Samsen incorporates its design by Charlie & Rose seamlessly into the Wan Chai heritage area, bringing a unique Thai element to the neighbourhood. “The overall creative direction and look and feel of Samsen is relatable to nostalgic vintage Thailand, with a distressed, street and aged look. We want people to capture that feeling from the moment they walk up to the bright coral gate and rattan blinds at Samsen,” says Ben McCarthy, Principal at Charlie & Rose. Along with the gate are custom-made solid wooden doors, raw concrete walls and large potted plants all coming together to conjure images of an old Thailand that was strongly impacted by the colourful aesthetic found in Thai and Chinese communities.
“Adam and I picked this location for Samsen as it lends itself perfectly to our concept. When we think about this particular location in Wan Chai, we think about heritage, neighbourhood and tradition meeting modernity. When diners step into Samsen, we want them to feel like they could relate to dining in the streets of Thailand from the laidback interior, vintage decorations and the authentic Thai food. The creative direction of Samsen revolves around the Thai-Chinese theme as our food closely relates to the history and origin of what became today’s Thai noodles,” says Samsen co-owner Bella Kong.

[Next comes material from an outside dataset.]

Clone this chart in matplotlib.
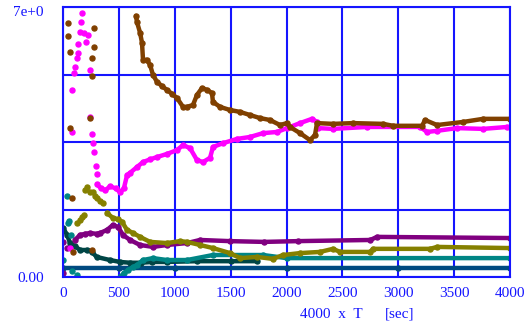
import numpy as np
import matplotlib
matplotlib.use('Agg')
import matplotlib.pyplot as plt
from matplotlib.transforms import ScaledTranslation

# series (time in sec, value)
brown_scatter_t = [45, 45, 63, 63, 277, 277, 260, 260, 242, 80, 90, 260]
brown_scatter_v = [6.59, 6.25, 5.83, 3.86, 6.46, 5.96, 5.68, 5.21, 4.12, 2.05, 0.65, 0.7]
brown_t = [653, 662, 690, 707, 716, 750, 779, 805, 841, 885, 930, 975, 1020, 1074, 1110,
           1163, 1199, 1244, 1289, 1333, 1342, 1405, 1494, 1584, 1673, 1763, 1852, 1942,
           2005, 2031, 2121, 2210, 2255, 2273, 2416, 2595, 2864, 2954, 3213, 3240, 3347,
           3580, 3759, 4000]
brown_v = [6.77, 6.61, 6.33, 6.07, 5.63, 5.63, 5.5, 5.24, 5.06, 4.95, 4.85, 4.75, 4.64, 4.41,
           4.41, 4.46, 4.72, 4.9, 4.85, 4.77, 4.54, 4.41, 4.33, 4.28, 4.2, 4.12, 4.07, 3.94,
           3.99, 3.89, 3.73, 3.55, 3.68, 3.99, 3.97, 3.99, 3.97, 3.92, 3.92, 4.07, 3.94,
           4.02, 4.1, 4.1]

magenta_scatter_t = [170, 160, 152, 188, 224, 206, 134, 134, 125, 107, 98, 80, 242, 242,
                     80, 260, 268, 277, 295, 304, 63]
magenta_scatter_v = [6.85, 6.61, 6.35, 6.33, 6.28, 6.09, 6.04, 5.81, 5.68, 5.44, 5.29, 4.85,
                     5.37, 4.15, 3.76, 3.71, 3.47, 3.24, 2.88, 2.67, 0.75]
magenta_t = [304, 340, 380, 420, 470, 510, 545, 573, 600, 662, 716, 780, 841, 930, 1020,
             1074, 1137, 1199, 1253, 1316, 1342, 1432, 1557, 1673, 1790, 1915, 2005, 2121,
             2228, 2273, 2282, 2416, 2720, 3195, 3258, 3347, 3526, 3759, 3974]
magenta_v = [2.4, 2.3, 2.25, 2.35, 2.3, 2.2, 2.3, 2.64, 2.7, 2.85, 2.98, 3.05, 3.11, 3.19,
             3.29, 3.42, 3.34, 3.03, 2.98, 3.09, 3.37, 3.47, 3.58, 3.63, 3.73, 3.76, 3.86,
             3.99, 4.1, 4.02, 3.86, 3.84, 3.89, 3.89, 3.76, 3.79, 3.86, 3.84, 3.89]

olive_scatter_t = [197, 215, 240, 270, 290, 304, 330, 358, 125, 152, 170, 184]
olive_scatter_v = [2.26, 2.33, 2.2, 2.2, 2.1, 2.05, 1.98, 1.92, 1.4, 1.48, 1.55, 1.61]
olive_t = [394, 447, 492, 528, 573, 627, 689, 779, 930, 1047, 1110, 1226, 1342, 1494, 1584,
           1736, 1879, 1969, 2121, 2300, 2416, 2479, 2748, 2774, 3285, 3347, 4000]
olive_v = [1.66, 1.53, 1.5, 1.43, 1.22, 1.14, 1.04, 0.91, 0.88, 0.93, 0.91, 0.83, 0.75, 0.62,
           0.49, 0.52, 0.47, 0.57, 0.62, 0.65, 0.73, 0.65, 0.65, 0.73, 0.73, 0.78, 0.75]

purple_t = [107, 152, 200, 242, 300, 331, 394, 447, 492, 537, 600, 689, 805, 930, 1110,
            1226, 1494, 1800, 2100, 2750, 2810, 4000]
purple_v = [0.96, 1.09, 1.12, 1.14, 1.12, 1.14, 1.22, 1.35, 1.3, 1.09, 0.96, 0.83, 0.78,
            0.83, 0.88, 0.96, 0.93, 0.91, 0.93, 0.96, 1.04, 1.01]
purple_scatter_t = [0, 0, 40]
purple_scatter_v = [0.9, 0.1, 0.75]

teal_scatter_t = [36, 45, 54, 72, 0, 125, 80]
teal_scatter_v = [2.1, 1.4, 1.45, 1.09, 0.44, 0.05, 0.15]
teal_t = [510, 545, 582, 627, 662, 716, 805, 930, 1110, 1342, 1790, 2000, 4000]
teal_v = [0.0, 0.1, 0.18, 0.26, 0.31, 0.44, 0.49, 0.44, 0.44, 0.57, 0.57, 0.49, 0.49]

darkteal_t = [0, 36, 63, 107, 152, 215, 260, 300, 420, 510, 600, 700, 800, 930, 1200,
              1500, 1736]
darkteal_v = [1.27, 1.1, 0.88, 0.8, 0.7, 0.7, 0.65, 0.52, 0.44, 0.39, 0.37, 0.37, 0.39,
              0.39, 0.41, 0.41, 0.41]

navy_t = [0, 500, 1000, 2000, 3000, 4000]
navy_v = [0.24, 0.24, 0.24, 0.24, 0.24, 0.24]

blue = '#1515ff'
font = 'Liberation Serif'

fig = plt.figure(figsize=(5.24, 3.25), dpi=100)
ax = fig.add_axes([63 / 524, 48 / 325, 447 / 524, 270 / 325])

lw, ms = 3.2, 3.6
def curve(t, v, c):
    ax.plot(t, v, color=c, lw=lw, marker='o', ms=ms, solid_capstyle='round')

def dots(t, v, c):
    ax.plot(t, v, color=c, ls='none', marker='o', ms=ms)

curve(navy_t, navy_v, '#004a80')
curve(darkteal_t, darkteal_v, '#004545')
curve(teal_t, teal_v, '#008585')
dots(teal_scatter_t, teal_scatter_v, '#008585')
curve(purple_t, purple_v, '#800080')
dots(purple_scatter_t, purple_scatter_v, '#800080')
curve(olive_t, olive_v, '#858000')
dots(olive_scatter_t, olive_scatter_v, '#858000')
curve(magenta_t, magenta_v, '#ff00ff')
dots(magenta_scatter_t, magenta_scatter_v, '#ff00ff')
curve(brown_t, brown_v, '#804000')
dots(brown_scatter_t, brown_scatter_v, '#804000')

ax.set_xlim(0, 4000)
ax.set_ylim(0, 7)
ax.set_xticks(np.arange(0, 4001, 500))
ax.set_yticks([0, 1.75, 3.5, 5.25, 7])
ax.set_yticklabels(['0.00', '', '', '', '7e+0'])
ax.tick_params(length=0, colors=blue, labelsize=11)
ax.tick_params(axis='y', pad=14)
ax.tick_params(axis='x', pad=7)
for lab in ax.get_xticklabels() + ax.get_yticklabels():
    lab.set_fontfamily(font)
# nudge the top label down a little, like the reference
top = ax.get_yticklabels()[-1]
top.set_transform(top.get_transform() + ScaledTranslation(0, -3 / 72, fig.dpi_scale_trans))
ax.grid(True, color=blue, lw=1.5, zorder=0)
ax.set_axisbelow(True)
for s in ax.spines.values():
    s.set_color(blue)
    s.set_linewidth(1.5)

fig.text(300 / 524, 1 - 314 / 325, '4000  x  T', color=blue, fontsize=11, family=font,
         va='center', ha='left')
fig.text(385 / 524, 1 - 314 / 325, '[sec]', color=blue, fontsize=11, family=font,
         va='center', ha='left')

fig.savefig('out.png', dpi=100)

The restaurant’s design inspiration takes on key elements from the street dining scene of Bangkok with a nod to the ubiquitous vintage Thai-Chinese shophouses dotted around the city. With a strong emphasis on the distressed, street side look, the details lend an air of authenticity to the space only improved by the vintage toys, figurines, posters and furniture found in Thai markets subtly displayed throughout the interior. Samsen logo and graphics (designed by Garageworks Industries) integrates tightly to the overall theme of Samsen and utilizes original Chinese Calligraphy by renowned Chinese Calligrapher in its logo design. It’s these above touches throughout Samsen’s concept execution that deliver its unique authenticity and personality.
Looking in, visitors will notice an open kitchen with bright lighting where the kitchen staff work nestled behind a 5-seat bar counter. Leafy green plants hanging from the high ceilings, colourfully-painted wood cupboards on the unfinished and exposed concrete walls, and meticulously torn Thai vintage graphics by Garageworks Industries applied seemingly random throughout the shophouse complete the distinctly street feel to the interior. The low wooden stools, wood trimming on the colourful granite table and centrepiece bulky wooden staircase give a warm but raw and welcoming invite for curious passer-by.
At Samsen, it’s all about authenticity, quality and passion. Aside from most ingredients being flown fresh daily from Thailand, Samsen uses colourful crockeries including condiment holders sourced directly from Bangkok. Owners of Samsen (Adam Cliff and Bella Kong) went so far as to finding original signs and decorations used by shop owners in Thailand to adorn the unfinished walls.
In Thailand with many of the stalls serving food in a tight row, the shop keepers will claim a colour to paint their chopsticks so at the end of the night each shopkeeper can identify their utensils. Staying true to the Thai street stall spirit, Chef Adam meticulously hand painted Samsen chopsticks with a green paint at the ends because at Samsen it’s all in the details.